* Begin *

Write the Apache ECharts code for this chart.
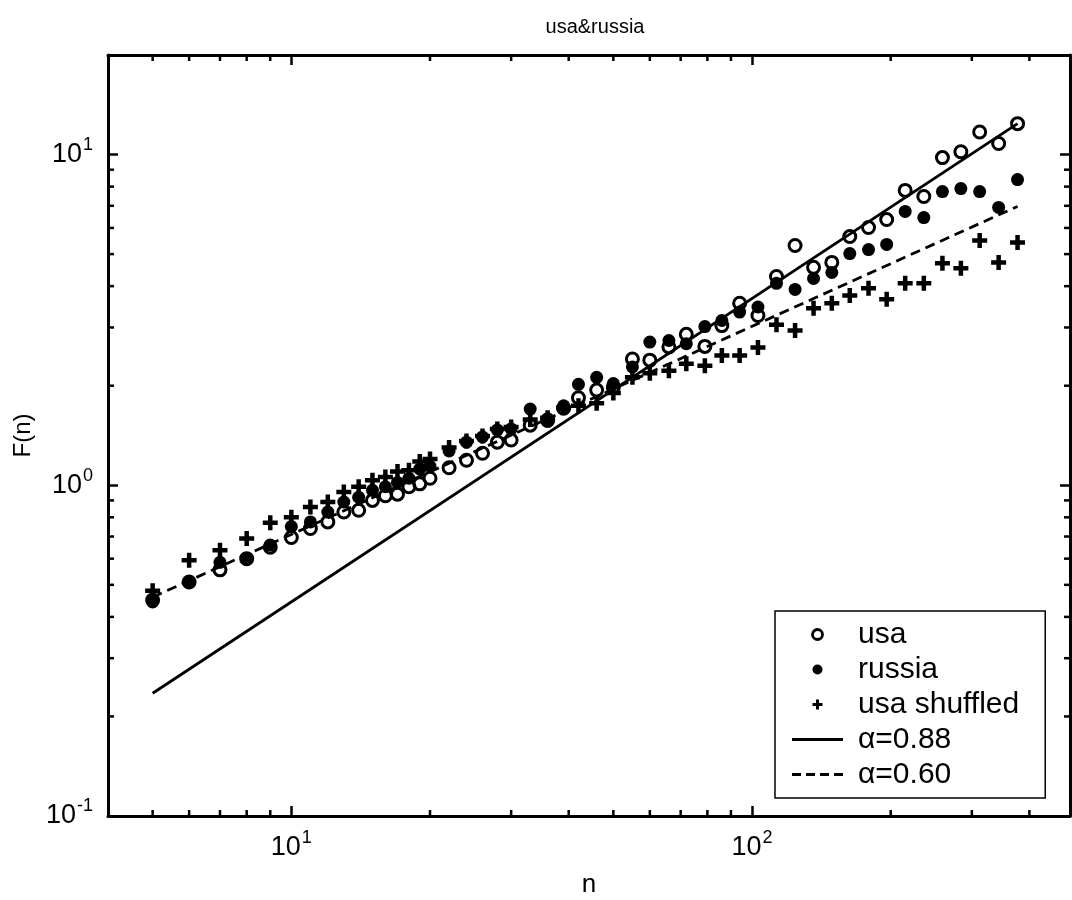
<!DOCTYPE html>
<html><head><meta charset="utf-8">
<script src="https://cdn.jsdelivr.net/npm/echarts@6/dist/echarts.min.js"></script>
<style>html,body{margin:0;padding:0;background:#fff}#c{width:1072px;height:900px}</style>
</head><body><div id="c"></div>
<script>
// ---- data ----
const nValues = [5,6,7,8,9,10,11,12,13,14,15,16,17,18,19,20,22,24,26,28,30,33,36,39,42,46,50,55,60,66,72,79,86,94,103,113,124,136,149,163,179,196,215,236,259,284,312,343,377];
const usa = [0.45,0.51,0.555,0.60,0.65,0.695,0.74,0.775,0.83,0.84,0.90,0.93,0.94,0.99,1.01,1.05,1.13,1.19,1.25,1.35,1.37,1.52,1.57,1.71,1.84,1.94,1.98,2.41,2.39,2.62,2.86,2.63,3.04,3.55,3.26,4.28,5.31,4.56,4.72,5.65,6.02,6.36,7.79,7.47,9.79,10.2,11.7,10.8,12.4];
const russia = [0.444,0.51,0.585,0.60,0.66,0.75,0.775,0.83,0.89,0.92,0.966,0.99,1.02,1.05,1.12,1.14,1.27,1.35,1.40,1.47,1.48,1.70,1.59,1.74,2.02,2.12,2.03,2.28,2.71,2.74,2.68,3.02,3.15,3.34,3.46,4.08,3.91,4.22,4.40,5.02,5.16,5.35,6.73,6.45,7.73,7.89,7.73,6.92,8.40];
const usaShuffled = [0.48,0.593,0.636,0.69,0.77,0.80,0.86,0.89,0.955,0.99,1.035,1.06,1.10,1.11,1.18,1.20,1.30,1.36,1.41,1.48,1.50,1.58,1.60,1.72,1.74,1.77,1.90,2.12,2.18,2.22,2.33,2.30,2.47,2.47,2.61,3.06,2.94,3.43,3.55,3.75,3.94,3.65,4.08,4.08,4.69,4.53,5.50,4.72,5.42];
const fitN = [5, 377];
const fit088 = [0.235, 12.4];
const fit060 = [0.459, 6.97];
const seriesNames = ['usa', 'russia', 'usa shuffled', '\u03b1=0.88', '\u03b1=0.60'];
const titleText = 'usa&russia';
const xName = 'n';
const yName = 'F(n)';
const xRange = [4, 490];
const yRange = [0.1, 20];
const xMinorTicks = [5,6,7,8,9,20,30,40,50,60,70,80,90,200,300,400];
const yMinorTicks = [0.2,0.3,0.4,0.5,0.6,0.7,0.8,0.9,2,3,4,5,6,7,8,9];

// ---- chart ----
const FONT = '"Liberation Sans", Arial, Helvetica, sans-serif';
const plusPath = 'path://M3.5,0H6.5V3.5H10V6.5H6.5V10H3.5V6.5H0V3.5H3.5Z';
const solidIcon = 'path://M0,0H51V3H0Z';
const dashIcon = 'path://M0,0H9V3H0ZM14,0H23V3H14ZM28,0H37V3H28ZM42,0H51V3H42Z';
const chart = echarts.init(document.getElementById('c'), null, {renderer: 'canvas'});

function powLabel(v) {
  const l = Math.log10(v);
  const e = Math.round(l);
  if (Math.abs(l - e) > 1e-6) return '';
  return '{b|10}{s|' + e + '}';
}
const labelRich = {
  b: {fontSize: 27, fontFamily: FONT, color: '#000'},
  s: {fontSize: 18, fontFamily: FONT, color: '#000', padding: [0, 0, 19, 1]}
};
const lineCol = '#000';
function axisBase(extra) {
  return Object.assign({
    type: 'log', logBase: 10,
    axisLine: {show: true, onZero: false, lineStyle: {color: lineCol, width: 3}},
    axisTick: {show: true, inside: true, length: 10, lineStyle: {color: lineCol, width: 2.5}},
    splitLine: {show: false},
    minorTick: {show: false}
  }, extra);
}

function minorTickSeries(values, dir) {
  return {
    type: 'custom', silent: true, clip: false, z: 6, animation: false,
    xAxisIndex: 0, yAxisIndex: 0,
    data: values.map(v => dir === 'x' ? [v, yRange[0]] : [xRange[0], v]),
    renderItem: function (params, api) {
      const st = {stroke: '#000', lineWidth: 2.5};
      if (dir === 'x') {
        const v = api.value(0);
        const p1 = api.coord([v, yRange[0]]);
        const p2 = api.coord([v, yRange[1]]);
        return {type: 'group', children: [
          {type: 'line', shape: {x1: p1[0], y1: p1[1], x2: p1[0], y2: p1[1] - 6}, style: st},
          {type: 'line', shape: {x1: p2[0], y1: p2[1], x2: p2[0], y2: p2[1] + 6}, style: st}
        ]};
      } else {
        const v = api.value(1);
        const p1 = api.coord([xRange[0], v]);
        const p2 = api.coord([xRange[1], v]);
        return {type: 'group', children: [
          {type: 'line', shape: {x1: p1[0], y1: p1[1], x2: p1[0] + 6, y2: p1[1]}, style: st},
          {type: 'line', shape: {x1: p2[0], y1: p2[1], x2: p2[0] - 6, y2: p2[1]}, style: st}
        ]};
      }
    }
  };
}

const option = {
  animation: false,
  backgroundColor: '#fff',
  title: {
    text: titleText, left: 590, top: 12, textAlign: 'center',
    textStyle: {fontSize: 20, fontWeight: 'normal', fontFamily: FONT, color: '#000'}
  },
  grid: {left: 108, right: 2, top: 55, bottom: 84, containLabel: false, outerBoundsMode: 'none'},
  xAxis: [
    axisBase({min: xRange[0], max: xRange[1], position: 'bottom',
      name: xName, nameLocation: 'middle', nameGap: 56,
      nameTextStyle: {fontSize: 26, fontFamily: FONT, color: '#000'},
      axisLabel: {show: true, margin: 13, formatter: powLabel, rich: labelRich, showMinLabel: true, showMaxLabel: true}}),
    axisBase({min: xRange[0], max: xRange[1], position: 'top', axisLabel: {show: false}})
  ],
  yAxis: [
    axisBase({min: yRange[0], max: yRange[1], position: 'left',
      name: yName, nameLocation: 'middle', nameGap: 67, nameRotate: 90,
      nameTextStyle: {fontSize: 24, fontFamily: FONT, color: '#000'},
      axisLabel: {show: true, margin: 15, formatter: powLabel, rich: labelRich, showMinLabel: true, showMaxLabel: true}}),
    axisBase({min: yRange[0], max: yRange[1], position: 'right', axisLabel: {show: false}})
  ],
  legend: {
    orient: 'vertical', left: 775, top: 611,
    padding: [6, 26, 6, 17], itemGap: 0, itemWidth: 51, itemHeight: 10,
    borderColor: '#000', borderWidth: 1.5, backgroundColor: '#fff', borderRadius: 0,
    textStyle: {fontSize: 30, fontFamily: FONT, color: '#000', padding: [0, 0, 0, 10], lineHeight: 35},
    selectedMode: false,
    data: [
      {name: seriesNames[0], icon: 'circle', itemStyle: {color: 'transparent', borderColor: '#000', borderWidth: 2.8, opacity: 1}},
      {name: seriesNames[1], icon: 'circle', itemStyle: {color: '#000', borderWidth: 0, opacity: 1}},
      {name: seriesNames[2], icon: plusPath, itemStyle: {color: '#000', borderWidth: 0, opacity: 1}},
      {name: seriesNames[3], icon: solidIcon, itemStyle: {color: '#000', borderWidth: 0, opacity: 1}},
      {name: seriesNames[4], icon: dashIcon, itemStyle: {color: '#000', borderWidth: 0, opacity: 1}}
    ]
  },
  series: [
    {name: seriesNames[3], type: 'line', symbol: 'none', z: 2, silent: true,
      data: fitN.map((n, i) => [n, fit088[i]]),
      itemStyle: {color: '#000'},
      lineStyle: {color: '#000', width: 2.8, type: 'solid'}},
    {name: seriesNames[4], type: 'line', symbol: 'none', z: 2, silent: true,
      data: fitN.map((n, i) => [n, fit060[i]]),
      itemStyle: {color: '#000'},
      lineStyle: {color: '#000', width: 2.8, type: [10, 6]}},
    {name: seriesNames[0], type: 'scatter', symbol: 'circle', symbolSize: 12, z: 3,
      data: nValues.map((n, i) => [n, usa[i]]),
      itemStyle: {color: 'transparent', borderColor: '#000', borderWidth: 3, opacity: 1}},
    {name: seriesNames[1], type: 'scatter', symbol: 'circle', symbolSize: 13, z: 4,
      data: nValues.map((n, i) => [n, russia[i]]),
      itemStyle: {color: '#000', opacity: 1}},
    {name: seriesNames[2], type: 'scatter', symbol: plusPath, symbolSize: 15, z: 5,
      data: nValues.map((n, i) => [n, usaShuffled[i]]),
      itemStyle: {color: '#000', opacity: 1}},
    minorTickSeries(xMinorTicks, 'x'),
    minorTickSeries(yMinorTicks, 'y')
  ]
};
chart.setOption(option);
</script>
</body></html>
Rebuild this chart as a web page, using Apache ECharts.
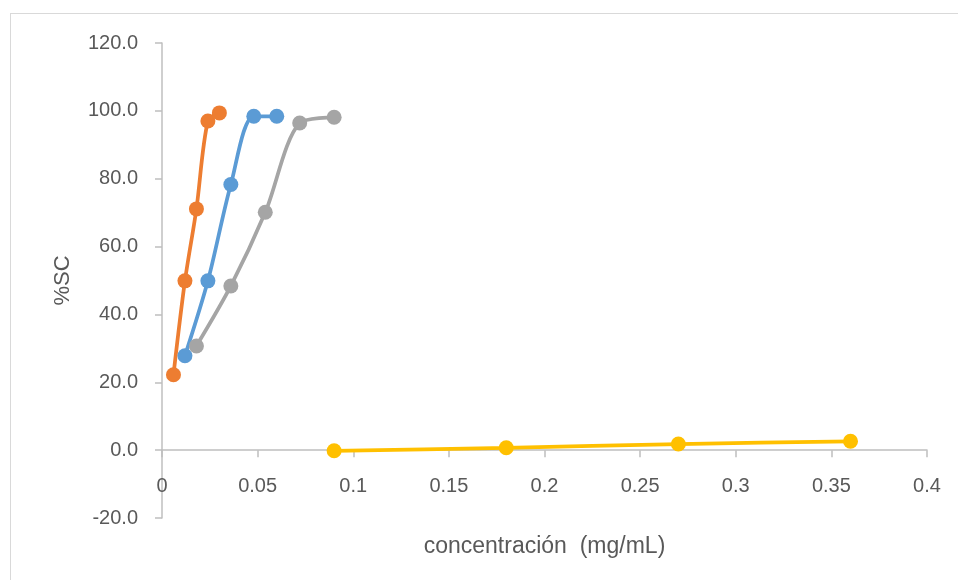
<!DOCTYPE html>
<html><head><meta charset="utf-8">
<script src="https://cdn.jsdelivr.net/npm/echarts@6/dist/echarts.min.js"></script>
<style>
html,body{margin:0;padding:0;background:#fff;overflow:hidden}
#frame{position:absolute;left:10px;top:13px;width:1000px;height:600px;border:1.5px solid #d9d9d9;box-sizing:border-box}
#c{position:absolute;left:0;top:0;width:958px;height:580px}
</style></head>
<body>
<div id="frame"></div>
<div id="c"></div>
<script>
var orangeX = [0.006, 0.012, 0.018, 0.024, 0.030];
var orangeY = [22.2, 49.9, 71.1, 97.0, 99.4];
var blueX = [0.012, 0.024, 0.036, 0.048, 0.060];
var blueY = [27.8, 49.9, 78.3, 98.4, 98.4];
var grayX = [0.018, 0.036, 0.054, 0.072, 0.090];
var grayY = [30.7, 48.4, 70.1, 96.4, 98.1];
var yellowX = [0.09, 0.18, 0.27, 0.36];
var yellowY = [-0.2, 0.7, 1.8, 2.6];
var xTitle = 'concentración  (mg/mL)';
var yTitle = '%SC';

function pairs(xs, ys){ return xs.map(function(x,i){ return [x, ys[i]]; }); }
function ser(xs, ys, color, smooth){
  return {type:'line', data:pairs(xs,ys), smooth:smooth, symbol:'circle', symbolSize:15,
    itemStyle:{color:color}, lineStyle:{color:color, width:3.75}, z:2};
}
var font = 'Liberation Sans';
var chart = echarts.init(document.getElementById('c'), null, {renderer:'canvas'});
chart.setOption({
  animation:false,
  backgroundColor:'transparent',
  grid:{left:162, right:31, top:43, bottom:62, containLabel:false, outerBoundsMode:'none'},
  xAxis:{type:'value', min:0, max:0.4, interval:0.05,
    name:xTitle, nameLocation:'middle', nameGap:17,
    nameTextStyle:{color:'#595959', fontSize:23, fontFamily:font},
    axisLine:{onZero:true, lineStyle:{color:'#bfbfbf', width:1.5}},
    axisTick:{show:true, length:7, lineStyle:{color:'#bfbfbf', width:1.5}},
    splitLine:{show:false},
    axisLabel:{color:'#595959', fontSize:20, fontFamily:font, margin:-42,
      formatter:function(v){ return String(+v.toFixed(2)); }}
  },
  yAxis:{type:'value', min:-20, max:120, interval:20,
    name:yTitle, nameLocation:'middle', nameGap:88, nameRotate:90,
    nameTextStyle:{color:'#595959', fontSize:22, fontFamily:font},
    axisLine:{show:true, lineStyle:{color:'#bfbfbf', width:1.5}},
    axisTick:{show:true, length:7, lineStyle:{color:'#bfbfbf', width:1.5}},
    splitLine:{show:false},
    axisLabel:{color:'#595959', fontSize:20, fontFamily:font, margin:24,
      formatter:function(v){ return v.toFixed(1); }}
  },
  series:[
    ser(orangeX, orangeY, '#ED7D31', 0.3),
    ser(blueX, blueY, '#5B9BD5', 0.3),
    ser(grayX, grayY, '#A5A5A5', 0.3),
    ser(yellowX, yellowY, '#FFC000', 0.2)
  ]
});
</script>
</body></html>
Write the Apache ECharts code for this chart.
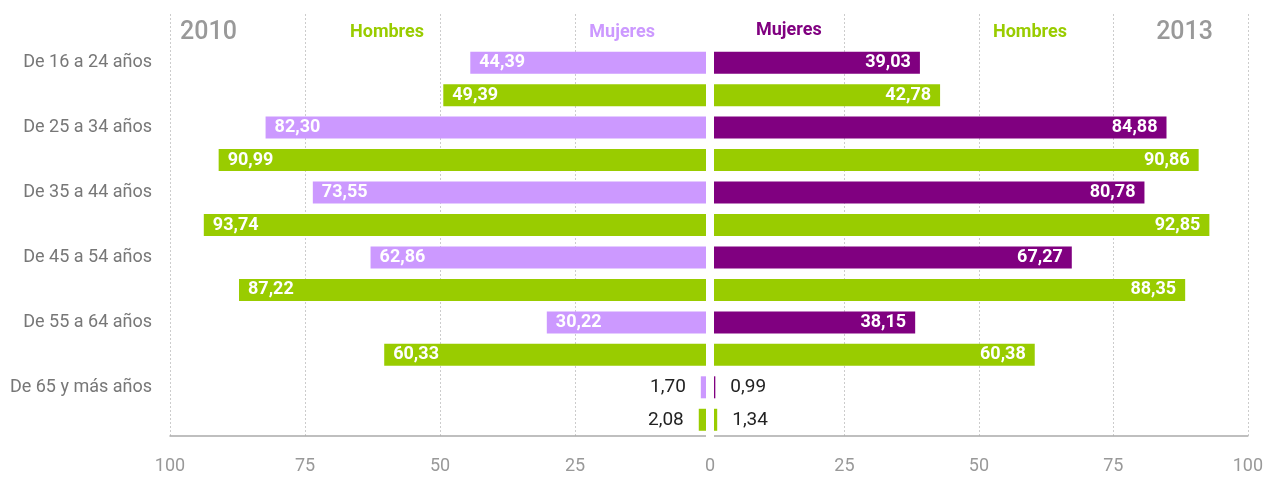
<!DOCTYPE html>
<html>
<head>
<meta charset="utf-8">
<script src="https://cdn.jsdelivr.net/npm/echarts@6/dist/echarts.min.js"></script>
<style>
  html, body { margin: 0; padding: 0; background: #fff; }
  #chart { width: 1266px; height: 477px; }
</style>
</head>
<body>
<div id="chart"></div>
<script>
// datos
const ageGroups = ['De 16 a 24 años', 'De 25 a 34 años', 'De 35 a 44 años', 'De 45 a 54 años', 'De 55 a 64 años', 'De 65 y más años'];
const mujeres2010 = [44.39, 82.30, 73.55, 62.86, 30.22, 1.70];
const hombres2010 = [49.39, 90.99, 93.74, 87.22, 60.33, 2.08];
const mujeres2013 = [39.03, 84.88, 80.78, 67.27, 38.15, 0.99];
const hombres2013 = [42.78, 90.86, 92.85, 88.35, 60.38, 1.34];

const FONT = 'Roboto';
const colMujeres2010 = '#cc99ff';
const colMujeres2013 = '#800080';
const colHombres = '#99cc00';

// filas: cabecera + (mujeres, hombres) por grupo
const rowLabels = [''];
ageGroups.forEach(g => { rowLabels.push(g); rowLabels.push(''); });

const fmt = v => v.toFixed(2).replace('.', ',');

function rows(values, offset, left) {
  const out = new Array(rowLabels.length).fill('-');
  values.forEach((v, i) => {
    if (v < 5) {
      out[2 * i + 1 + offset] = {
        value: v,
        label: { position: left ? 'left' : 'right', distance: 15, color: '#222', fontWeight: 'normal', fontSize: 19 }
      };
    } else {
      out[2 * i + 1 + offset] = v;
    }
  });
  return out;
}

function barSeries(name, values, offset, color, gridIdx, left) {
  return {
    name: name,
    type: 'bar',
    xAxisIndex: gridIdx,
    yAxisIndex: gridIdx,
    stack: 'side' + gridIdx,
    barWidth: 22,
    data: rows(values, offset, left),
    itemStyle: { color: color },
    label: {
      show: true,
      position: left ? 'insideLeft' : 'insideRight',
      distance: 9,
      color: '#fff',
      fontFamily: FONT,
      fontWeight: 'bold',
      fontSize: 18,
      formatter: p => fmt(p.value)
    },
    animation: false
  };
}

const xAxisBase = {
  type: 'value',
  min: 0,
  max: 100,
  interval: 25,
  axisLine: { show: true, lineStyle: { color: '#aaa', width: 1.5 } },
  axisTick: { show: false },
  axisLabel: { color: '#999', fontSize: 18, fontFamily: FONT, margin: 21 },
  splitLine: { show: true, lineStyle: { color: '#ccc', type: [2, 2], width: 1 } }
};

const chart = echarts.init(document.getElementById('chart'));
chart.setOption({
  backgroundColor: '#fff',
  grid: [
    { left: 170, width: 540, top: 14, height: 422 },
    { left: 710, width: 540, top: 14, height: 422 }
  ],
  xAxis: [
    Object.assign({}, xAxisBase, { gridIndex: 0, inverse: true }),
    Object.assign({}, xAxisBase, { gridIndex: 1, axisLabel: Object.assign({}, xAxisBase.axisLabel, { showMinLabel: false }) })
  ],
  yAxis: [
    {
      type: 'category', gridIndex: 0, inverse: true,
      data: rowLabels.map((_, i) => 'r' + i),
      axisLine: { show: false }, axisTick: { show: false },
      axisLabel: {
        interval: 0, margin: 18, color: '#777', fontSize: 18, fontFamily: FONT,
        formatter: (v, i) => rowLabels[i]
      }
    },
    {
      type: 'category', gridIndex: 1, inverse: true,
      data: rowLabels.map((_, i) => 'r' + i),
      axisLine: { show: false }, axisTick: { show: false }, axisLabel: { show: false }
    }
  ],
  series: [
    barSeries('Mujeres 2010', mujeres2010, 0, colMujeres2010, 0, true),
    barSeries('Hombres 2010', hombres2010, 1, colHombres, 0, true),
    barSeries('Mujeres 2013', mujeres2013, 0, colMujeres2013, 1, false),
    barSeries('Hombres 2013', hombres2013, 1, colHombres, 1, false)
  ],
  graphic: [
    // separación central
    { type: 'rect', shape: { x: 706, y: 10, width: 8, height: 430 }, style: { fill: '#fff' }, z: 100 },
    { type: 'text', left: 180, top: 20, style: { text: '2010', fill: '#999', font: '500 25px ' + FONT } },
    { type: 'text', right: 1266 - 424, top: 23, style: { text: 'Hombres', fill: colHombres, font: 'bold 18px ' + FONT } },
    { type: 'text', right: 1266 - 655, top: 23, style: { text: 'Mujeres', fill: colMujeres2010, font: 'bold 18px ' + FONT } },
    { type: 'text', left: 756, top: 21, style: { text: 'Mujeres', fill: colMujeres2013, font: 'bold 18px ' + FONT } },
    { type: 'text', left: 993, top: 23, style: { text: 'Hombres', fill: colHombres, font: 'bold 18px ' + FONT } },
    { type: 'text', right: 1266 - 1213, top: 20, style: { text: '2013', fill: '#999', font: '500 25px ' + FONT } }
  ]
});
</script>
</body>
</html>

* End *

> [Exercise task]:
Do not copy any pictures. Retype exactly the stretch from the line with "Rebuild this chart" through the line with "var yTitle = '%SC';".

> [Result of this exercise]:
Rebuild this chart as a web page, using Apache ECharts.
<!DOCTYPE html>
<html><head><meta charset="utf-8">
<script src="https://cdn.jsdelivr.net/npm/echarts@6/dist/echarts.min.js"></script>
<style>
html,body{margin:0;padding:0;background:#fff;overflow:hidden}
#frame{position:absolute;left:10px;top:13px;width:1000px;height:600px;border:1.5px solid #d9d9d9;box-sizing:border-box}
#c{position:absolute;left:0;top:0;width:958px;height:580px}
</style></head>
<body>
<div id="frame"></div>
<div id="c"></div>
<script>
var orangeX = [0.006, 0.012, 0.018, 0.024, 0.030];
var orangeY = [22.2, 49.9, 71.1, 97.0, 99.4];
var blueX = [0.012, 0.024, 0.036, 0.048, 0.060];
var blueY = [27.8, 49.9, 78.3, 98.4, 98.4];
var grayX = [0.018, 0.036, 0.054, 0.072, 0.090];
var grayY = [30.7, 48.4, 70.1, 96.4, 98.1];
var yellowX = [0.09, 0.18, 0.27, 0.36];
var yellowY = [-0.2, 0.7, 1.8, 2.6];
var xTitle = 'concentración  (mg/mL)';
var yTitle = '%SC';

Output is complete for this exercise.